Saturday 8 January 2011

Black Swans in our Supply Chain IV

 

Summary of the Book ‘The Black Swan” by Nassim Nicholas Taleb

  1. "Black swans" are highly consequential but unlikely events that are easily explainable – but only in retrospect. 
  2. Black swans have shaped the history of technology, science, business and culture.
  3. As the world gets more connected, black swans are becoming more consequential.
  4. The human mind is subject to numerous blind spots, illusions and biases.
  5. One of the most pernicious biases is misusing standard statistical tools, such as the “bell curve,” that ignore black swans.
  6. Other statistical tools, such as the "power-law distribution," are far better at modeling many important phenomena.
  7. Expert advice is often useless.
  8. Most forecasting is pseudoscience.
  9. You can retrain yourself to overcome your cognitive biases and to appreciate randomness. But it's not easy. 
  10. You can hedge against negative black swans while benefiting from positive ones.

Frederick Winslow Taylor (The father of scientific management)

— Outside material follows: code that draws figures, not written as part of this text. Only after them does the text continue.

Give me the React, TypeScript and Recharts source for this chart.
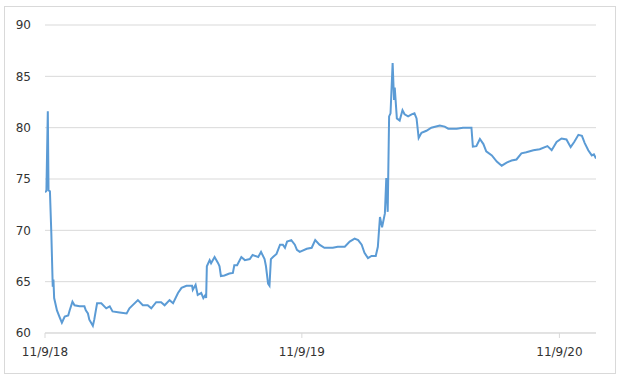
import { LineChart, Line, XAxis, YAxis, CartesianGrid } from 'recharts';

// Trading dates and closing values
const dates = [
  '2018-11-09', '2018-11-11', '2018-11-13', '2018-11-14', '2018-11-16', '2018-11-18', '2018-11-20', '2018-11-21',
  '2018-11-22', '2018-11-26', '2018-11-30', '2018-12-03', '2018-12-07', '2018-12-12', '2018-12-14', '2018-12-18',
  '2018-12-21', '2018-12-28', '2019-01-04', '2019-01-06', '2019-01-09', '2019-01-11', '2019-01-16', '2019-01-18',
  '2019-01-22', '2019-01-28', '2019-02-04', '2019-02-09', '2019-02-13', '2019-02-23', '2019-03-05', '2019-03-09',
  '2019-03-21', '2019-03-28', '2019-04-04', '2019-04-09', '2019-04-16', '2019-04-23', '2019-04-28', '2019-05-05',
  '2019-05-10', '2019-05-17', '2019-05-22', '2019-05-29', '2019-06-06', '2019-06-07', '2019-06-11', '2019-06-14',
  '2019-06-19', '2019-06-22', '2019-06-25', '2019-06-26', '2019-06-27', '2019-07-01', '2019-07-03', '2019-07-08',
  '2019-07-13', '2019-07-15', '2019-07-17', '2019-07-22', '2019-07-29', '2019-08-03', '2019-08-05', '2019-08-09',
  '2019-08-15', '2019-08-20', '2019-08-27', '2019-08-31', '2019-09-08', '2019-09-12', '2019-09-17', '2019-09-19',
  '2019-09-22', '2019-09-24', '2019-09-26', '2019-09-29', '2019-10-04', '2019-10-09', '2019-10-13', '2019-10-16',
  '2019-10-19', '2019-10-25', '2019-10-30', '2019-11-02', '2019-11-06', '2019-11-16', '2019-11-23', '2019-11-28',
  '2019-12-04', '2019-12-11', '2019-12-16', '2019-12-23', '2019-12-30', '2020-01-09', '2020-01-16', '2020-01-23',
  '2020-01-28', '2020-02-02', '2020-02-06', '2020-02-11', '2020-02-16', '2020-02-22', '2020-02-25', '2020-02-28',
  '2020-03-02', '2020-03-06', '2020-03-08', '2020-03-10', '2020-03-12', '2020-03-14', '2020-03-17', '2020-03-19',
  '2020-03-20', '2020-03-23', '2020-03-27', '2020-03-31', '2020-04-03', '2020-04-08', '2020-04-13', '2020-04-17',
  '2020-04-20', '2020-04-23', '2020-04-27', '2020-05-04', '2020-05-11', '2020-05-23', '2020-05-30', '2020-06-04',
  '2020-06-16', '2020-06-25', '2020-07-07', '2020-07-09', '2020-07-14', '2020-07-19', '2020-07-24', '2020-07-28',
  '2020-08-05', '2020-08-12', '2020-08-19', '2020-08-26', '2020-09-02', '2020-09-09', '2020-09-16', '2020-09-23',
  '2020-10-03', '2020-10-12', '2020-10-23', '2020-10-29', '2020-11-05', '2020-11-12', '2020-11-19', '2020-11-25',
  '2020-11-30', '2020-12-06', '2020-12-11', '2020-12-15', '2020-12-20', '2020-12-25', '2020-12-28', '2020-12-31',
];

const values = [
  73.7, 73.85, 81.6, 73.9, 73.8, 69.7, 64.5, 65.2,
  63.4, 62.2, 61.5, 61.0, 61.6, 61.7, 62.2, 63.05,
  62.7, 62.6, 62.6, 62.2, 61.9, 61.3, 60.7, 61.3,
  62.9, 62.9, 62.4, 62.6, 62.1, 62.0, 61.9, 62.4,
  63.2, 62.7, 62.7, 62.4, 63.0, 63.0, 62.7, 63.2,
  62.9, 63.9, 64.4, 64.6, 64.6, 64.2, 64.7, 63.7,
  63.9, 63.4, 63.7, 63.4, 66.5, 67.1, 66.8, 67.4,
  66.8, 66.5, 65.55, 65.6, 65.8, 65.85, 66.6, 66.6,
  67.4, 67.1, 67.2, 67.6, 67.4, 67.9, 67.2, 66.5,
  64.8, 64.6, 67.2, 67.4, 67.7, 68.6, 68.6, 68.3,
  68.9, 69.05, 68.6, 68.1, 67.9, 68.2, 68.3, 69.05,
  68.6, 68.3, 68.3, 68.3, 68.4, 68.4, 68.9, 69.2,
  69.05, 68.6, 67.8, 67.3, 67.5, 67.5, 68.4, 71.3,
  70.3, 71.65, 75.1, 71.8, 81.1, 81.4, 86.3, 82.7,
  83.9, 80.9, 80.7, 81.7, 81.3, 81.1, 81.3, 81.4,
  80.9, 79.0, 79.5, 79.7, 80.0, 80.2, 80.1, 79.9,
  79.9, 80.0, 80.0, 78.15, 78.2, 78.9, 78.4, 77.7,
  77.3, 76.7, 76.3, 76.6, 76.8, 76.9, 77.5, 77.6,
  77.8, 77.9, 78.2, 77.8, 78.6, 78.95, 78.85, 78.1,
  78.6, 79.3, 79.2, 78.5, 77.8, 77.3, 77.4, 77.0,
];

const tickDates = ['2018-11-09', '2019-11-09', '2020-11-09'];
const yTicks = [60, 65, 70, 75, 80, 85, 90];

const chartData = dates.map((d, i) => ({ t: Date.parse(d), value: values[i] }));
const xTicks = tickDates.map(d => Date.parse(d));

const formatDate = (ts: number) => {
  const d = new Date(ts);
  return `${d.getUTCMonth() + 1}/${d.getUTCDate()}/${String(d.getUTCFullYear()).slice(2)}`;
};

const tickStyle = { fontFamily: '"DejaVu Sans", sans-serif', fontSize: 12, fill: '#333333' };

const App = () => {
  return (
    <div
      style={{
        position: 'absolute',
        left: 4,
        top: 6,
        width: 612,
        height: 368,
        border: '1px solid #d9d9d9',
        boxSizing: 'border-box',
        background: '#fff',
      }}
    >
      <LineChart
        width={610}
        height={366}
        data={chartData}
        margin={{ top: 18, right: 19, left: 0, bottom: 7 }}
      >
        <CartesianGrid vertical={false} stroke="#d9d9d9" strokeWidth={1} />
        <XAxis
          dataKey="t"
          type="number"
          scale="time"
          domain={[xTicks[0], chartData[chartData.length - 1].t]}
          ticks={xTicks}
          tickFormatter={formatDate}
          tick={tickStyle}
          tickSize={5}
          tickMargin={9}
          tickLine={{ stroke: '#d9d9d9' }}
          axisLine={{ stroke: '#d9d9d9' }}
          height={33}
          interval={0}
          allowDataOverflow
        />
        <YAxis
          domain={[60, 90]}
          ticks={yTicks}
          tick={tickStyle}
          tickSize={0}
          tickMargin={14}
          axisLine={false}
          tickLine={false}
          width={40}
          interval={0}
        />
        <Line
          type="linear"
          dataKey="value"
          stroke="#5b9bd5"
          strokeWidth={2}
          dot={false}
          isAnimationActive={false}
        />
      </LineChart>
    </div>
  );
};

export default App;
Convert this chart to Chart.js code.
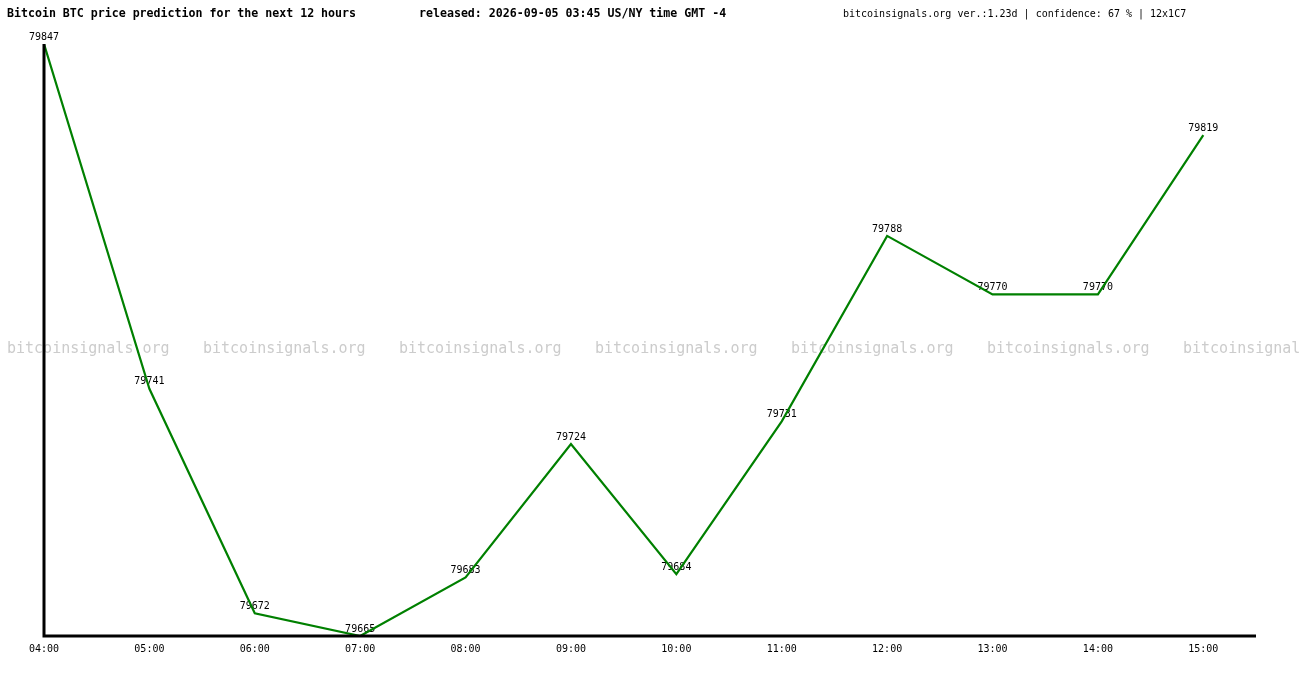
<!DOCTYPE html>
<html><head><meta charset="utf-8">
<script src="https://cdn.jsdelivr.net/npm/chart.js@4/dist/chart.umd.min.js"></script>
<style>html,body{margin:0;padding:0;background:#fff;}#wrap{width:1300px;height:680px;}</style>
</head><body><div id="wrap"><canvas id="c" width="1300" height="680"></canvas></div>
<script>
const hours = ["04:00","05:00","06:00","07:00","08:00","09:00","10:00","11:00","12:00","13:00","14:00","15:00"];
const prices = [79847,79741,79672,79665,79683,79724,79684,79731,79788,79770,79770,79819];
const titleLeft = "Bitcoin BTC price prediction for the next 12 hours";
const titleMid = "released: 2026-09-05 03:45 US/NY time GMT -4";
const titleRight = "bitcoinsignals.org ver.:1.23d | confidence: 67 % | 12x1C7";
const watermark = "bitcoinsignals.org";

const MONO = '"DejaVu Sans Mono", "Liberation Mono", monospace';

const bgPlugin = {
  id: 'bg',
  beforeDraw(chart) {
    const ctx = chart.ctx;
    ctx.save();
    ctx.fillStyle = '#fff';
    ctx.fillRect(0, 0, chart.width, chart.height);
    ctx.font = '15px ' + MONO;
    ctx.fillStyle = '#cccccc';
    ctx.textBaseline = 'middle';
    ctx.textAlign = 'left';
    for (let x = 7; x < chart.width; x += 196) ctx.fillText(watermark, x, 349);
    ctx.fillStyle = '#000';
    ctx.font = 'bold 11.6px ' + MONO;
    ctx.fillText(titleLeft, 7, 14);
    ctx.fillText(titleMid, 419, 14);
    ctx.font = '10px ' + MONO;
    ctx.fillText(titleRight, 843, 14);
    ctx.restore();
  },
  beforeDatasetsDraw(chart) {
    const ctx = chart.ctx;
    const meta = chart.getDatasetMeta(0);
    ctx.save();
    ctx.font = '10px ' + MONO;
    ctx.fillStyle = '#000';
    ctx.textAlign = 'center';
    ctx.textBaseline = 'middle';
    meta.data.forEach((p, i) => {
      ctx.fillText(String(prices[i]), p.x, p.y - 7);
    });
    ctx.restore();
  },
  afterDatasetsDraw(chart) {
    const ctx = chart.ctx, a = chart.chartArea;
    ctx.save();
    ctx.strokeStyle = '#000';
    ctx.lineWidth = 3;
    ctx.beginPath();
    ctx.moveTo(a.left, a.top);
    ctx.lineTo(a.left, a.bottom);
    ctx.lineTo(a.right, a.bottom);
    ctx.stroke();
    ctx.restore();
  }
};

new Chart(document.getElementById('c'), {
  type: 'line',
  data: {
    datasets: [{
      data: prices.map((v, i) => ({x: i, y: v})),
      borderColor: '#008000',
      borderWidth: 2.2,
      pointRadius: 0,
      tension: 0,
      fill: false
    }]
  },
  options: {
    responsive: false,
    animation: false,
    devicePixelRatio: 1,
    layout: {padding: {left: 44, right: 44, top: 44, bottom: 0}},
    plugins: {legend: {display: false}, tooltip: {enabled: false}},
    scales: {
      x: {
        type: 'linear', min: 0, max: 11.5,
        grid: {display: false, drawTicks: false},
        border: {display: false},
        afterFit(s) { s.height = 44; },
        afterBuildTicks(s) { s.ticks = hours.map((h, i) => ({value: i})); },
        ticks: {
          autoSkip: false, maxRotation: 0, padding: 7,
          color: '#000',
          font: {family: MONO, size: 10},
          callback: (v) => hours[v] !== undefined ? hours[v] : ''
        }
      },
      y: {
        display: false,
        min: Math.min(...prices), max: Math.max(...prices)
      }
    }
  },
  plugins: [bgPlugin]
});
</script></body></html>
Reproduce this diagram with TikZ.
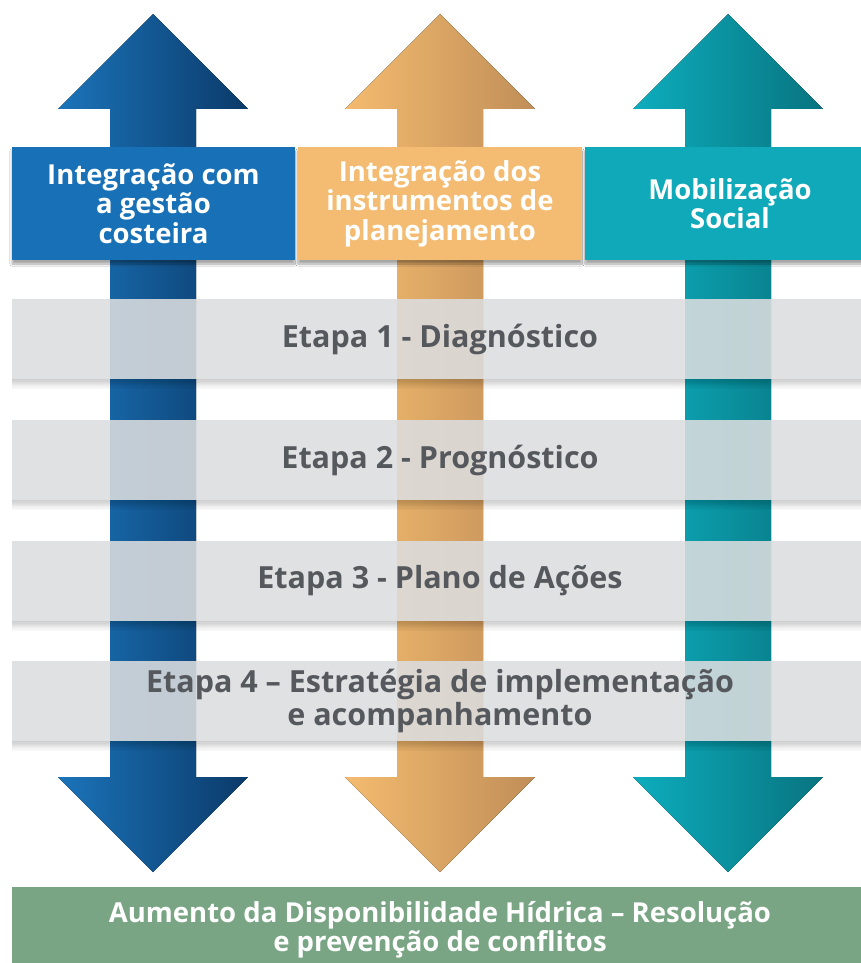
\documentclass[tikz,border=0pt]{standalone}
\usepackage{fontspec}
\setmainfont{Open Sans}
\usetikzlibrary{shadows.blur}

\definecolor{blueL}{HTML}{1B74BA}
\definecolor{blueD}{HTML}{0B3A69}
\definecolor{blueH}{HTML}{1870B6}
\definecolor{orangeL}{HTML}{F4BB6F}
\definecolor{orangeD}{HTML}{C08E58}
\definecolor{orangeH}{HTML}{F4BC72}
\definecolor{tealL}{HTML}{0DADBD}
\definecolor{tealD}{HTML}{087480}
\definecolor{tealH}{HTML}{0FA9B9}
\definecolor{barGray}{HTML}{DCDDDF}
\definecolor{textGray}{HTML}{55595D}
\definecolor{greenB}{HTML}{79A584}

\begin{document}
\begin{tikzpicture}[x=1pt,y=-1pt,
  header/.style={minimum width=284pt, minimum height=113pt, inner sep=0pt,
    align=center, text=white, font=\fontsize{27.5}{29.5}\selectfont\bfseries,
    blur shadow={shadow xshift=0pt, shadow yshift=-4pt, shadow blur steps=8, shadow opacity=35}},
  etapa/.style={fill=barGray, fill opacity=0.88, text opacity=1, minimum width=856pt,
    minimum height=80pt, inner sep=0pt, align=center, text=textGray,
    font=\fontsize{30.5}{33}\selectfont\bfseries},
  result/.style={fill=greenB, minimum width=856pt, minimum height=86pt, inner sep=0pt,
    align=center, text=white, font=\fontsize{27.5}{29}\selectfont\bfseries}]
  \useasboundingbox (0,0) rectangle (861,963);
  \fill[white] (0,0) rectangle (861,963);

  % double arrows
  \foreach \c/\col in {153/blue,440/orange,728/teal}
    \fill[left color=\col L, right color=\col D] (\c,14) -- (\c+95,109) -- (\c+43,109)
      -- (\c+43,777) -- (\c+95,777) -- (\c,872) -- (\c-95,777) -- (\c-43,777)
      -- (\c-43,109) -- (\c-95,109) -- cycle;

  % headers
  \node[header, fill=blueH, minimum width=283pt] (costeira) at (153.5,203.5) {Integração com\\a gestão\\costeira};
  \node[header, fill=orangeH] (planejamento) at (440,203.5) {Integração dos\\instrumentos de\\planejamento};
  \node[header, fill=tealH, minimum width=290pt] (social) at (730,203.5) {Mobilização\\Social};

  % stages
  \node[etapa] (etapa1) at (440,339) {Etapa 1 - Diagnóstico};
  \node[etapa] (etapa2) at (440,460) {Etapa 2 - Prognóstico};
  \node[etapa] (etapa3) at (440,581) {Etapa 3 - Plano de Ações};
  \node[etapa] (etapa4) at (440,701) {Etapa 4 – Estratégia de implementação\\e acompanhamento};
  \foreach \n in {etapa1,etapa2,etapa3,etapa4}
    \foreach \i in {1,...,8}
      \fill[black, opacity=0.025] (\n.south west) rectangle ++(856,1.2*\i);

  \node[result] (aumento) at (440,930) {Aumento da Disponibilidade Hídrica – Resolução\\e prevenção de conflitos};
\end{tikzpicture}
\end{document}
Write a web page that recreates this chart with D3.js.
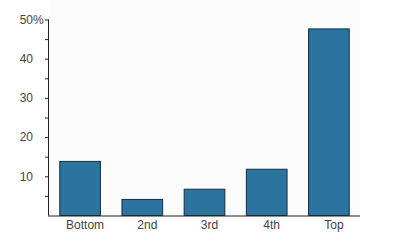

Taylor’s ideas appear to be rejected by business managers of today. Yet, even today, efficiency everywhere is the norm. A resource standing idle is still considered to be a major waste – by management and workers alike. Managers detest resources that are not producing – if they have nothing to do they will find them something to do! Workers are afraid to be idle because being not needed risks being fired – so workers make sure they always at least look as though they are busy.
Common practice is to not waste resources – everything should be working. On the other hand Pareto and Goldratt have shown that only 1 resource needs to be working flat out – the weakest link, the constraint, the bottleneck. If everyone must always be working just imagine how much inventory will pile up – the limiting factor will not be able to keep up. Fortunately space and the dictates of cash flow will prevent companies from going way too far. Nevertheless are they not going far beyond the necessary? Shouldn’t most resources be idle, at least part of the time? Shouldn’t most resources have spare capacity so that they can guarantee the limiting factor is in fact able to produce at 100%?
It seems Taylor's ideas are important – but only at the limiting factor – the constraint or the .1%. Traditional Taylorism cannot help us find a Black Swan – it will most likely prevent us from consciously seeking the Black Swan.